Our guide told us this joke while 45 of us on the bus prayed and held on to hand rails with white knuckles as our driver inched his giant vehicle around tight bends at terrifying heights. There were no guard rails between us and a messy long-drop death.

We were on a shore excursion to a village on the Greek island of Corfu from the cruise ship Nieuw Amsterdam during a 12-night Romantic Mediterranean cruise sailing from Venice to Barcelona with glamorous ports of call in between.

We chose this shore excursion because it was different to a wander around the old town or a visit to the better known village of Paleokastritsa, one of the most beautiful of all Corfu's villages and a renowned Greek beauty spot.

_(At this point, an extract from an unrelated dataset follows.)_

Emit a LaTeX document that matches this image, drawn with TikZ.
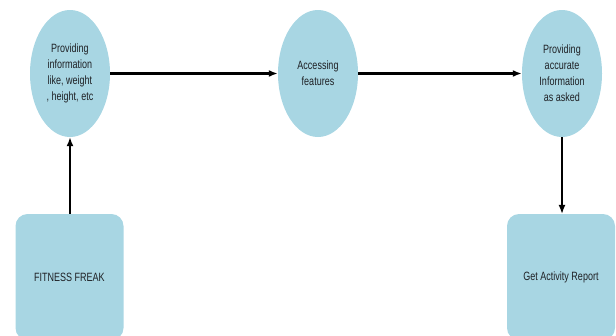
\documentclass[tikz,border=0pt]{standalone}
\usepackage{fontspec}
\setmainfont[FakeStretch=0.75]{Liberation Sans}
\usetikzlibrary{shapes.geometric,arrows.meta}

\definecolor{bubble}{RGB}{168,214,227}
\definecolor{ink}{RGB}{30,32,36}

\tikzset{
  stage/.style={ellipse, fill=bubble, minimum width=80pt, minimum height=127pt,
    inner sep=0pt, align=center, text=ink, font=\fontsize{12}{16}\selectfont},
  actor/.style={rectangle, rounded corners=12pt, fill=bubble, minimum width=108pt,
    minimum height=126pt, inner sep=0pt, text=ink, font=\fontsize{12}{16}\selectfont},
  link/.style={-{Latex[length=9pt,width=7pt]}, line width=1.6pt}
}

\begin{document}
\begin{tikzpicture}[x=1pt,y=1pt]
  \useasboundingbox (0,0) rectangle (616,-335);
  \clip (0,0) rectangle (616,-335);

  \node[stage] (info) at (70,-73.5) {Providing\\information\\like, weight\\, height, etc};
  \node[stage] (access) at (318,-73.5) {Accessing\\features};
  \node[stage] (answer) at (562,-73.5) {Providing\\accurate\\Information\\as asked};

  \node[actor] (freak) at (69.5,-277) {FITNESS FREAK};
  \node[actor] (report) at (561,-277) {Get Activity Report};

  \draw[link, line width=2.4pt] (info) -- (access);
  \draw[link, line width=2.4pt] (access) -- (answer);
  \draw[link] (freak.north -| info.south) -- (info.south);
  \draw[link, line width=1.3pt] (answer.south) -- (answer.south |- report.north);
\end{tikzpicture}
\end{document}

We were driven high up into the mountains on an alarmingly steep and tightly winding route to visit the tiny village of Lakones.

All of us were wobbly with relief to reach the top safely.

Corfu is known as a beach holiday destination rather than for its small mountain villages.

It is home to glamorous resorts, lively clubs and bars, high-end and budget restaurants and tavernas.

But up on the green mountain it was another world, one of serenity and leafy charm, light years away from sand, sea and sunburnt holiday crowds.

"Because of the Greek financial crises many people from Athens have returned to their holidays homes in Corfu to live," our guide told us. "They now live a simple life here in this village, growing vegetables and fruit trees, maybe an olive tree, keeping a couple of chickens, living simply like their forebears."

Looking around the sunny village with its altitude of 182m and breath-sapping views over the mountains to the glittering sea, we appreciated its reputation for having one of the top 10 views in Europe.

An air of well-preserved charm prevailed, a tranquility of yesteryear. Every house and building had stunning mountain and ocean views.

I am sure it made most of us on the bus yearn for an easy life like that of the returning Greeks from Athens.

Living in a small house with the sea sparkling way below, stepping outside to feed chickens, collect eggs, examine tomatoes, inspect basil, dig up a few potatoes for lunch... could it be any more idyllic?

Well, yes... later in the day meeting mates in the taverna for a glass of locally made plonk, looking forward to another day in paradise.

But the other side to Corfu is also appealing: glamorous hotels, sun-soaked beaches, non-stop parties, the old town with its fortress and monuments.

Corfu is appealing on many levels. Just make sure you choose the right bus driver.